They did and charged me a deposit of $499 + tax to be refunded when I return the Bolt. At the time I wrote the original post they had sent me the Edge box but no power supply and the Bolt PS is not compatible. Support said they would send the PS 2 day but it went first class so took a while to get here. I now have a working Edge, but the entire ordeal dealing with Tivo was very unpleasant.


----------



## pldoolittle (May 2, 2002)

I got 4 flashing lights last night. I just tossed in an old 250GB WD Scorpio Blue I had laying around. It's running guided setup now.

Interestingly, I put the Bolt HDD in my workstation and it formatted fine and is currently undergoing a bad block check. Could this be a SMART threshold failure and not an actual HDD failure?

Also, I tried an HGST 750GB (HTB-TS5SAD750) and it immediately went to 4 flashing lights. Any clue why?

Note: We only use TiVo for a few OTA recordings these days, and that's so little it's hardly worth $12/mo. Easier to pick up Hulu and get them that way. If this drive doesn't work out, I'm not spending any more money on TiVo (DVR or Streamers). I probably WOULD if either A) the TiVo minis ran the same apps as a stream 4k or B) the TiVo Stream 4K would stream from the TiVo DVR. Either A or B would make us an all TiVo house again. Sigh....


----------



## pldoolittle (May 2, 2002)

UPDATE: Just finished guided setup. Apparently the geniuses at TiVo thought it was best to upload the new (non-existent) seasons passes from the reformatted drive to TiVo online, overwriting the passes that were there pre-setup. As a result, ALL our seasons passes have been lost forever. Some of those will be easy to remember and re-create, while others are for shows that are on long hiatus.

It was a good run (20 years), but at this point I see no reason to put anymore time or money into maintaining TiVo any devices.


----------



## UCLABB (May 29, 2012)

pldoolittle said:


> UPDATE: Just finished guided setup. Apparently the geniuses at TiVo thought it was best to upload the new (non-existent) seasons passes from the reformatted drive to TiVo online, overwriting the passes that were there pre-setup. As a result, ALL our seasons passes have been lost forever. Some of those will be easy to remember and re-create, while others are for shows that are on long hiatus.
> 
> It was a good run (20 years), but at this point I see no reason to put anymore time or money into maintaining TiVo any devices.

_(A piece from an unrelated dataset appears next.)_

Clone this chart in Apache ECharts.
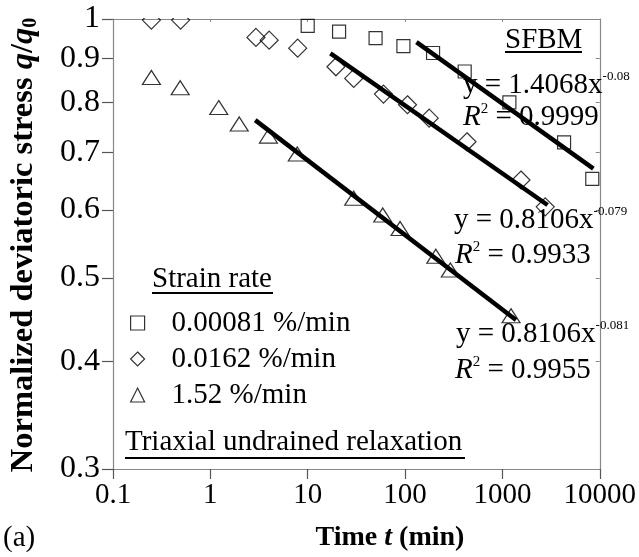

Lesson here is to save season passes to KMTTG periodically.


----------



## spammsmcghee (Feb 19, 2010)

shwru980r said:


> You could buy a cheap bolt without service on ebay and verify it works then swap the power supply and then the hard drive with your tivo. You could return the ebay bolt if it doesn't fix your bolt.


Is there a guide on this? This is exactly what I was wondering about when I came to visit the forum today.


----------



## pldoolittle (May 2, 2002)

I'm not convinced this was an HDD failure. I removed the HDD, formatted it in windows, and did a check for errors. Only three blocks marked bad. Drive test good on intensive read/write tests.

Tonight (on the new HDD) I was attempting to perform a channel scan and received the "This setting will not be available until after a software update is installed later tonight." error. I forced a restart and on boot, 4 flashing lights.

I power cycled and have restarted multiple times. It WILL NOT install the update. It's had 10 days since guided setup to update on it's own.


----------



## ajwees41 (May 7, 2006)

pldoolittle said:


> I'm not convinced this was an HDD failure. I removed the HDD, formatted it in windows, and did a check for errors. Only three blocks marked bad. Drive test good on intensive read/write tests.
> 
> Tonight (on the new HDD) I was attempting to perform a channel scan and received the "This setting will not be available until after a software update is installed later tonight." error. I forced a restart and on boot, 4 flashing lights.
> 
> I power cycled and have restarted multiple times. It WILL NOT install the update. It's had 10 days since guided setup to update on it's own.


does it say pending restart in network area? clear and delete to marry the drive to the tivo


----------



## pldoolittle (May 2, 2002)

ajwees41 said:


> does it say pending restart in network area? clear and delete to marry the drive to the tivo


If I started with a blank drive, waited forever for TiVO to boot and setup, then ran guided setup, I still need to clear and delete?


----------



## kpeters59 (Jun 19, 2007)

No.

Is something not working?

-KP


----------



## pldoolittle (May 2, 2002)

Yes. After many weeks, and many reboots, it still says: 

"This setting will not be available until after a software update is installed later tonight." 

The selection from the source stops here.